Apresentada como uma reportagem de investigação pela jornalista Raquel Matos Cruz (CP 7077), o Repórter TVI do passado dia 21 de Junho, em horário nobre, intitulado “Júnior, o milionário improvável”, da autoria da jornalista Conceição Queiroz (CP 7851), não é apenas uma peça antológica de péssimo jornalismo.
É sobretudo um retrato cruel da imprensa sem ética, sem moral, sem responsabilidade, que deveria envergonhar qualquer jornalista, sobretudo os bons, onde se incluirá os bons que ainda haverá (não sei por quanto tempo) pela TVI. Cada dia que passa sem que ninguém na TVI se pronuncie sobre “aquilo” é um prego no caixão do moribundo jornalismo lusitano.
A suposta reportagem, recordemos, começou pela boca de Raquel Matos Cruz, que a apresenta. O texto, também escrito, e ainda agora disponível no site da TVI, e guardado aqui, continua sem qualquer nota ou aviso, e é exemplar:
“Ao longo dos últimos anos as criptomoedas, sobretudo a bitcoin, já fizeram muitas fortunas. Este é também um mercado perigoso por ser extremamente volátil e de risco muito elevado, onde basta um instante para perder tudo. O português Renato Júnior teve a sorte, e naturalmente a sabedoria para sobreviver às oscilações deste mercado e para hoje viver faustosamente às custas da bitcoin.

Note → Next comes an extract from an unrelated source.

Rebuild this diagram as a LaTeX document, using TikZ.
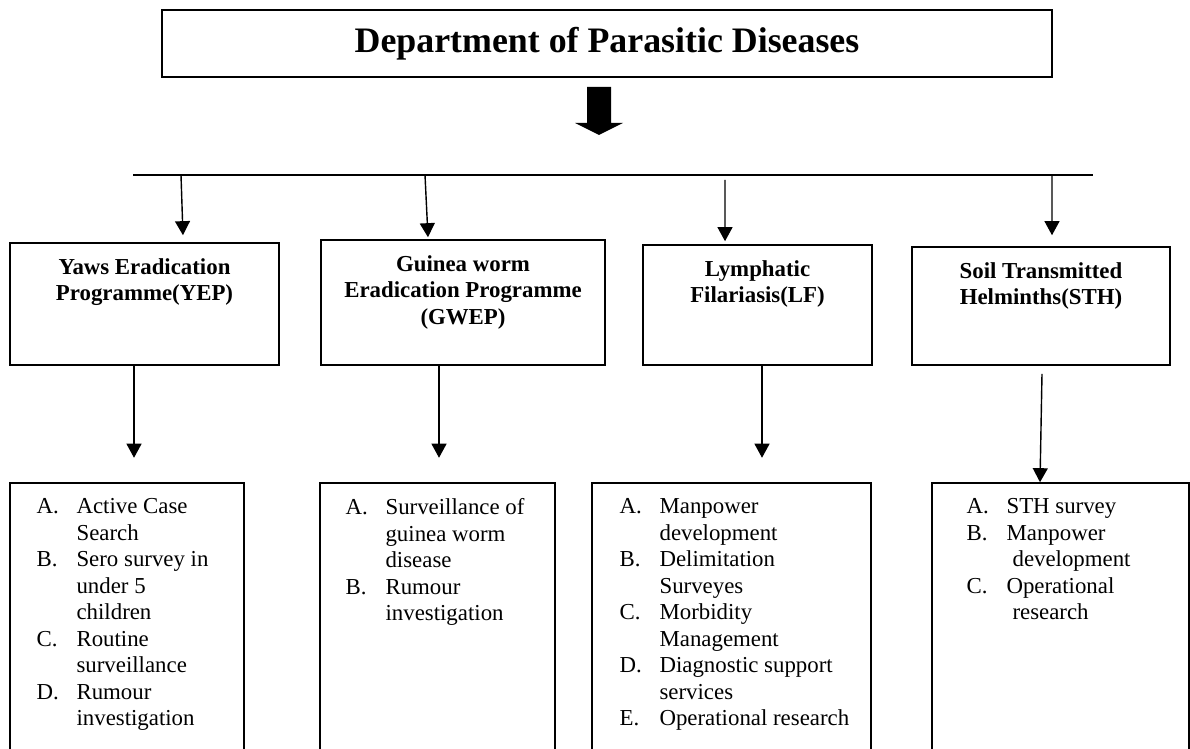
\documentclass[tikz,border=0pt]{standalone}
\usepackage{fontspec}
\setmainfont{Liberation Serif}
\usetikzlibrary{positioning,arrows.meta}

\newcommand{\itemlbl}[1]{\makebox[0.8cm][l]{#1}}
\newcommand{\itemcont}{\hspace*{0.8cm}}

\begin{document}
\begin{tikzpicture}[x=0.02cm, y=-0.02cm,
  box/.style={draw, line width=0.9pt, inner sep=0pt},
  head/.style={inner sep=0pt, align=center, font=\fontsize{13}{15.1}\selectfont\bfseries},
  list/.style={inner sep=0pt, align=left, font=\fontsize{13}{15.1}\selectfont},
  arr/.style={line width=0.8pt, -{Triangle[width=8.5pt,length=8pt]}}]
\useasboundingbox (0,0) rectangle (1190,749);

\node[box, minimum width=17.8cm, minimum height=1.34cm,
  font=\fontsize{20.4}{24}\selectfont\bfseries] (dept) at (607,43.5) {Department of Parasitic Diseases};

% Fat arrow below the department.
\coordinate (fat) at (599,87);
\fill (fat) ++(-12,0) -- ++(24,0) -- ++(0,36) -- ++(12,0) -- ++(-24,12)
  -- ++(-24,-12) -- ++(12,0) -- cycle;

% Bus line.
\draw[line width=1.2pt] (133,175) coordinate (busL) -- (1093,175) coordinate (busR);

% Programme boxes.
\node[box, minimum width=5.38cm, minimum height=2.44cm] (yep) at (144.5,304) {};
\node[head, below=0.32cm of yep.north] (yept) {Yaws Eradication\\Programme(YEP)};

\node[box, minimum width=5.68cm, minimum height=2.5cm] (gwep) at (463,302.5) {};
\node[head, below=0.32cm of gwep.north] (gwept) {Guinea worm\\Eradication Programme\\(GWEP)};

\node[box, minimum width=4.58cm, minimum height=2.4cm] (lf) at (757.5,305) {};
\node[head, below=0.32cm of lf.north] (lft) {Lymphatic\\Filariasis(LF)};

\node[box, minimum width=5.16cm, minimum height=2.36cm] (sth) at (1041,306) {};
\node[head, below=0.32cm of sth.north] (stht) {Soil Transmitted\\Helminths(STH)};

% Bus to programmes.
\draw[arr] (181,175) -- ([xshift=0.77cm,yshift=0.14cm]yep.north);
\draw[arr] (425,175) -- ([xshift=-0.7cm,yshift=0.04cm]gwep.north);
\draw[arr] (725,180) -- ([xshift=-0.65cm,yshift=0.06cm]lf.north);
\draw[arr] (1052,175) -- ([xshift=0.22cm,yshift=0.22cm]sth.north);

% Activity boxes.
\node[box, minimum width=4.68cm, minimum height=5.94cm] (yepl) at (127,631.5) {};
\node[list, below right=0.32cm and 0.54cm of yepl.north west] (yeplt) {%
  \itemlbl{A.}Active Case\\ \itemcont Search\\
  \itemlbl{B.}Sero survey in\\ \itemcont under 5\\ \itemcont children\\
  \itemlbl{C.}Routine\\ \itemcont surveillance\\
  \itemlbl{D.}Rumour\\ \itemcont investigation};

\node[box, minimum width=4.7cm, minimum height=5.94cm] (gwepl) at (437.5,631.5) {};
\node[list, below right=0.32cm and 0.52cm of gwepl.north west] (gweplt) {%
  \itemlbl{A.}Surveillance of\\ \itemcont guinea worm\\ \itemcont disease\\
  \itemlbl{B.}Rumour\\ \itemcont investigation};

\node[box, minimum width=5.58cm, minimum height=5.94cm] (lfl) at (731.5,631.5) {};
\node[list, below right=0.32cm and 0.56cm of lfl.north west] (lflt) {%
  \itemlbl{A.}Manpower\\ \itemcont development\\
  \itemlbl{B.}Delimitation\\ \itemcont Surveyes\\
  \itemlbl{C.}Morbidity\\ \itemcont Management\\
  \itemlbl{D.}Diagnostic support\\ \itemcont services\\
  \itemlbl{E.}Operational research};

\node[box, minimum width=5.14cm, minimum height=5.94cm] (sthl) at (1060.5,631.5) {};
\node[list, below right=0.32cm and 0.7cm of sthl.north west] (sthlt) {%
  \itemlbl{A.}STH survey\\
  \itemlbl{B.}Manpower\\ \itemcont\hspace*{0.12cm}development\\
  \itemlbl{C.}Operational\\ \itemcont\hspace*{0.12cm}research};

% Programme to activities.
\draw[arr] ([xshift=-0.21cm]yep.south) -- ++(0,92);
\draw[arr] ([xshift=-0.48cm]gwep.south) -- ++(0,92);
\draw[arr] ([xshift=0.09cm]lf.south) -- ++(0,92);
\draw[arr] ([xshift=0.02cm,yshift=-0.16cm]sth.south) -- ([xshift=-0.41cm]sthl.north);

\end{tikzpicture}
\end{document}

Tem 29 anos e é um exemplo de quem conseguiu singrar no mercado da moeda virtual. Deixou a escola para trás e aos 17 anos emigrou para o Canadá, onde foi trabalhar nas obras. Com o dinheiro que amealhou investiu num computador e num telemóvel e esta foi a porta de entrada para o mundo do dinheiro digital.
Começou com um investimento de 100 euros. Atualmente, vive no Dubai e é de lá que gere um negócio de milhões. Para trás fica uma infância nem sempre fácil de um rapaz que fintou o destino.

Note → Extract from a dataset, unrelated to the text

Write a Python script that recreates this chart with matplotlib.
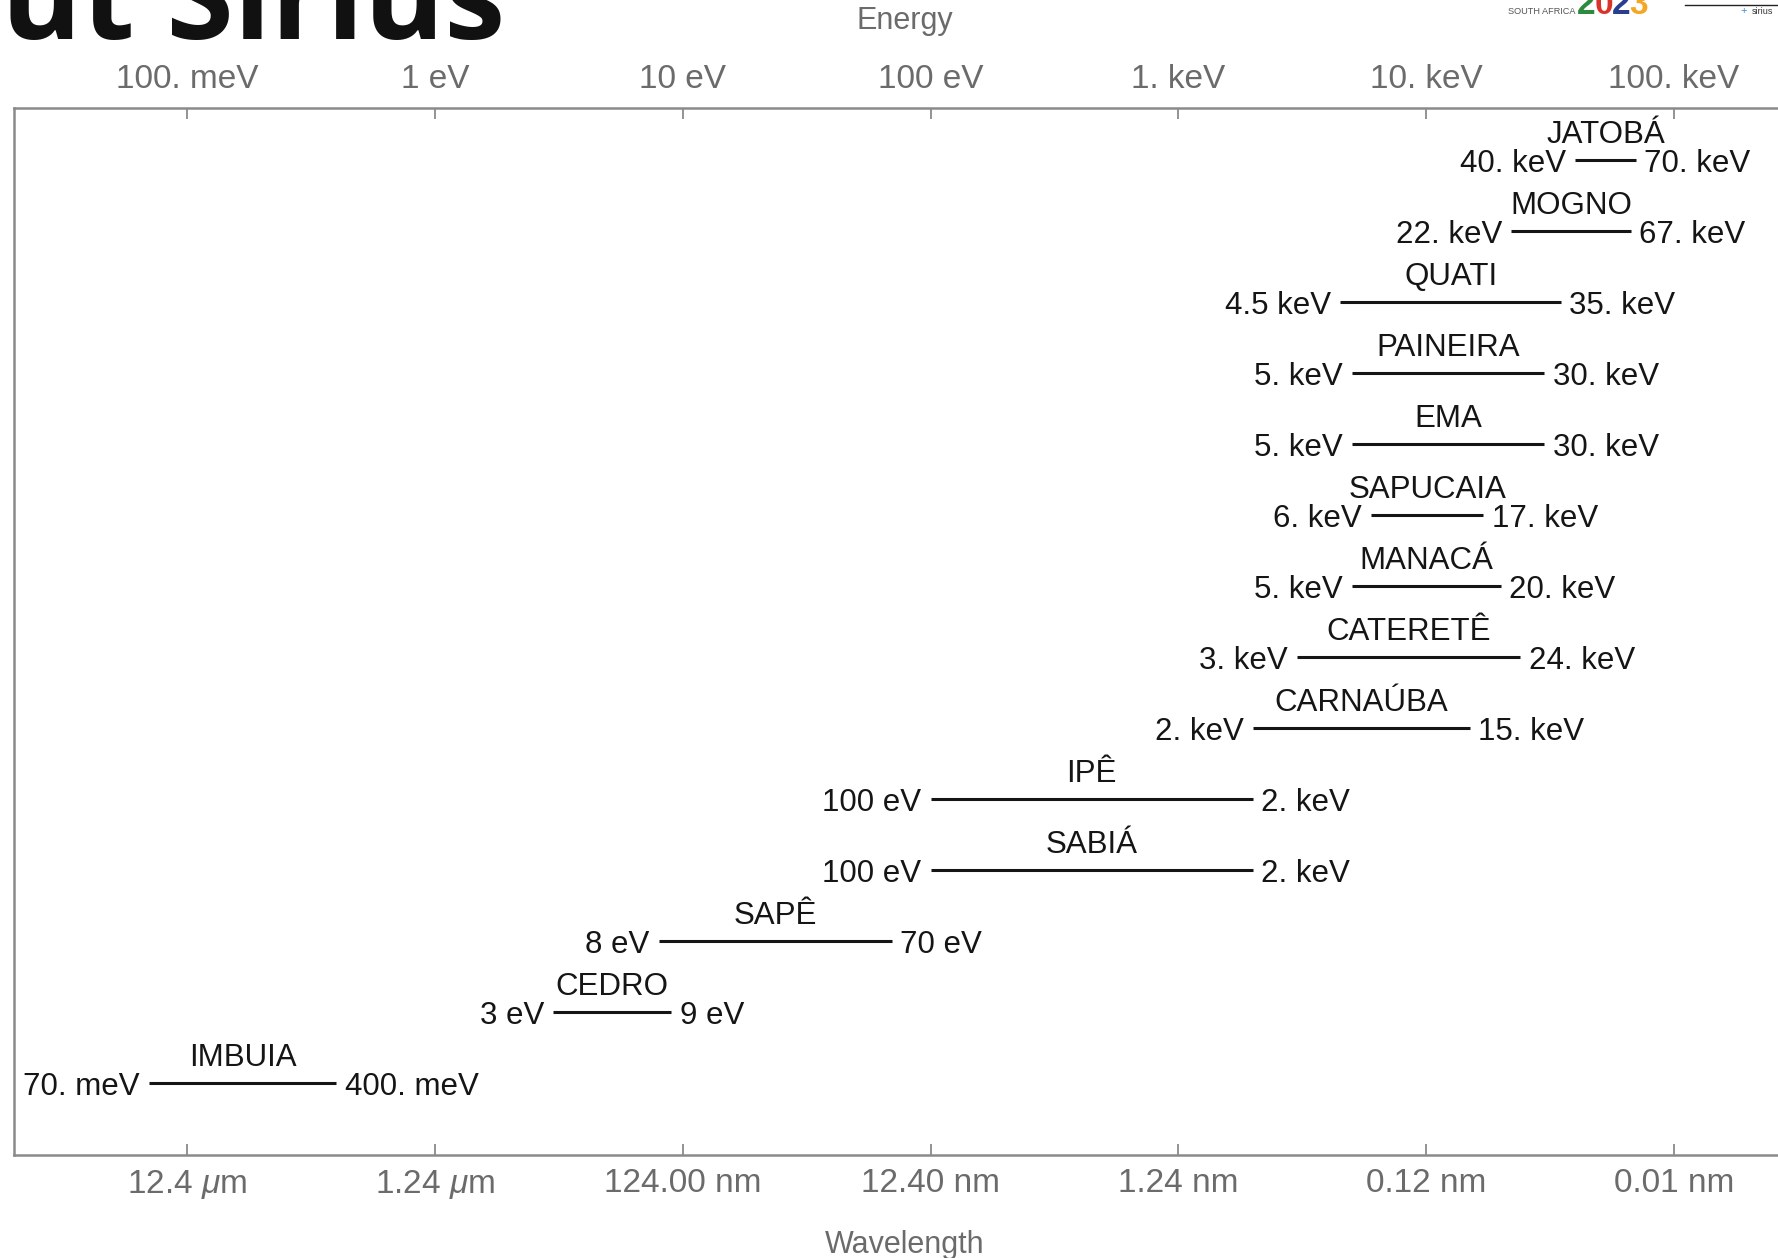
import matplotlib
matplotlib.use("Agg")
import matplotlib.pyplot as plt
from matplotlib.transforms import offset_copy

# ---------------- data ----------------
beamlines = ["JATOBÁ", "MOGNO", "QUATI", "PAINEIRA", "EMA", "SAPUCAIA", "MANACÁ",
             "CATERETÊ", "CARNAÚBA", "IPÊ", "SABIÁ", "SAPÊ", "CEDRO", "IMBUIA"]
e_min_eV = [40e3, 22e3, 4.5e3, 5e3, 5e3, 6e3, 5e3, 3e3, 2e3, 100, 100, 8, 3, 0.07]
e_max_eV = [70e3, 67e3, 35e3, 30e3, 30e3, 17e3, 20e3, 24e3, 15e3, 2e3, 2e3, 70, 9, 0.4]
min_labels = ["40. keV", "22. keV", "4.5 keV", "5. keV", "5. keV", "6. keV", "5. keV",
              "3. keV", "2. keV", "100 eV", "100 eV", "8 eV", "3 eV", "70. meV"]
max_labels = ["70. keV", "67. keV", "35. keV", "30. keV", "30. keV", "17. keV", "20. keV",
              "24. keV", "15. keV", "2. keV", "2. keV", "70 eV", "9 eV", "400. meV"]
energy_ticks_eV = [0.1, 1, 10, 100, 1e3, 1e4, 1e5]
energy_tick_labels = ["100. meV", "1 eV", "10 eV", "100 eV", "1. keV", "10. keV", "100. keV"]
wavelength_tick_labels = [r"12.4 $\mu$m", r"1.24 $\mu$m", "124.00 nm", "12.40 nm",
                          "1.24 nm", "0.12 nm", "0.01 nm"]

# ---------------- style ----------------
plt.rcParams['font.family'] = ['Liberation Sans', 'DejaVu Sans']
plt.rcParams['mathtext.fontset'] = 'custom'
plt.rcParams['mathtext.rm'] = 'Liberation Sans'
plt.rcParams['mathtext.it'] = 'Liberation Sans:italic'

W, H = 1778, 1258
fig = plt.figure(figsize=(W / 100, H / 100), dpi=100)
fig.patch.set_facecolor('white')

ax_left, ax_right, ax_top, ax_bot = 13.5, 1795, 107.7, 1154.5
ax = fig.add_axes([ax_left / W, 1 - ax_bot / H, (ax_right - ax_left) / W, (ax_bot - ax_top) / H])
ax.set_xscale('log')
xlim = (0.01993, 3.08e5)
ax.set_xlim(*xlim)
n = len(beamlines)
ax.set_ylim(0, n + 0.74)

spine_col = '#8a8a8a'
tick_col = '#6b6b6b'
for s in ax.spines.values():
    s.set_color(spine_col)
    s.set_linewidth(1.8)

ax.set_yticks([])
ax.set_xticks(energy_ticks_eV)
ax.set_xticklabels(wavelength_tick_labels)
ax.xaxis.set_minor_locator(matplotlib.ticker.NullLocator())
ax.tick_params(axis='x', direction='in', length=8, width=1.3, color=spine_col,
               labelsize=24, labelcolor=tick_col, pad=10)

ax2 = ax.twiny()
ax2.set_xscale('log')
ax2.set_xlim(*xlim)
ax2.set_xticks(energy_ticks_eV)
ax2.set_xticklabels(energy_tick_labels)
ax2.xaxis.set_minor_locator(matplotlib.ticker.NullLocator())
ax2.tick_params(axis='x', direction='in', length=8, width=1.3, color=spine_col,
                labelsize=24, labelcolor=tick_col, pad=9)
for s in ax2.spines.values():
    s.set_visible(False)

txt_col = '#151515'
for i, name in enumerate(beamlines):
    y = n - i
    lo, hi = e_min_eV[i], e_max_eV[i]
    ax.plot([lo, hi], [y, y], color=txt_col, lw=2.2, solid_capstyle='butt')
    mid = (lo * hi) ** 0.5
    ax.text(mid, y, name, transform=offset_copy(ax.transData, fig=fig, x=0, y=12.5, units='points'),
            ha='center', va='baseline', fontsize=22.5, color=txt_col)
    ax.text(lo, y, min_labels[i], transform=offset_copy(ax.transData, fig=fig, x=-6.5, y=0, units='points'),
            ha='right', va='center_baseline', fontsize=22.5, color=txt_col)
    ax.text(hi, y, max_labels[i], transform=offset_copy(ax.transData, fig=fig, x=6, y=0, units='points'),
            ha='left', va='center_baseline', fontsize=22.5, color=txt_col)

fig.text(905 / W, 1 - 21.5 / H, "Energy", ha='center', va='center', fontsize=22, color=tick_col)
fig.text(905 / W, 1 - 1245 / H, "Wavelength", ha='center', va='center', fontsize=22, color=tick_col)

# slide elements partly visible in the crop
fig.text(505 / W, 1 - 38 / H, "About Sirius", ha='right', va='baseline', fontsize=88,
         fontweight='bold', family='Open Sans', color='#111111')
fig.text(1508 / W, 1 - 14 / H, "SOUTH AFRICA", ha='left', va='baseline', fontsize=6.6,
         color='#555555')
for k, (ch, c) in enumerate(zip("2023", ['#2e8b3e', '#d9342b', '#2a3e8f', '#f5a623'])):
    fig.text((1577 + k * 17.5) / W, 1 - 14 / H, ch, ha='left', va='baseline', fontsize=24,
             fontweight='bold', color=c)
fig.text(1744 / W, 1 - 14 / H, "+", ha='center', va='baseline', fontsize=8, color='#3b8fd4')
fig.text(1752 / W, 1 - 14 / H, "sirius", ha='left', va='baseline', fontsize=6.5, color='#333333')
fig.add_artist(plt.Line2D([1685 / W, 1778 / W], [1 - 5 / H, 1 - 5 / H], color='#222222', lw=1))

fig.savefig("out.png", dpi=100, facecolor='white')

Esta é a história de Renato Júnior: o milionário improvável.”
Toda a peça retrata Renato como um herói, e aquilo que mais salta à vista é a ausência de confirmação sobre tudo aquilo que diz, e sobretudo sobre a empresa e actividade (supostamente legal) que diz desenvolver.
A jornalista Conceição Queirós aparenta não ter procurado saber se a empresa tinha registos, se era credível, se era reconhecida por entidades reguladoras, se havia clientes satisfeitos ou insatisfeitos. Nada.
Aquilo que a jornalista Conceição Queirós, a sua coordenadora, a também jornalista Raquel Matos Cruz, e, enfim, o director da TVI, o também jornalista José Eduardo Moniz – que tem uma das mais antigas carteiras profissionais no activo, a número 71 – permitiriam com a emissão desta reportagem foi promover uma quase certa fraude, a atender pelo que se observa no site do suposto Digital Bank Labs.
Os incautos, que foram no canto da sereia da reportagem da TVI, podem bem cair no logro de investir milhares de euros – aliás, o mínimo do “investimento” é de 10 mil euros, segundo o site da dita Digital Bank Labs – numa suposta empresa de um “herói” (com uma fortuna “avaliada acima de um bilião de dólares americanos”, segundo as palavras do próprio) que, na verdade, nem contacto nem escritório físico possui ou é conhecido.
E, agora, quando se procura um contacto no site, surge o aviso “We’re experiencing Over Demand and it’s impossible to contact us at this moment, please come back later”.
Ainda se poderia acreditar numa ingenuidade quer da jornalista Conceição Queirós – que mal disfarçou, ao longo da reportagem, a sua alegria pela estada no Dubai no meio daquele suposto luxo adquirido pelas bitcoins, ao ponto de até agradecer e desejar felicidades ao Renato – quer da sua coordenadora quer do director da TVI.
Embora não seja nada agradável, até por se ter sempre responsabilidades nem que seja por negligência, ninguém no jornalismo está livre de ser ludibriado. Mas uma coisa é ser enganado, outra é não admitir erros e manter tudo como se nada se tivesse passado de anormal.
Passou sim, e tudo aquilo é absolutamente anormal.
Uma dezena de dias após a emissão de uma vergonhosa reportagem que vergasta a verdadeira investigação jornalística – e sabendo-se o quão improvável é a legalidade dos “negócios” de Renato Duarte Júnior (e do seu obscuro Digital Bank Labs) no mundo dos cripto-activos, e sabendo-se ainda da abertura de um procedimento por parte da ERC, e sobretudo os avisos formais da CMVM e do Banco de Portugal –, o silêncio e a inacção da TVI é intolerável.
Ou talvez não. Afinal, já tudo é tolerável quando o jornalismo se mostra deplorável.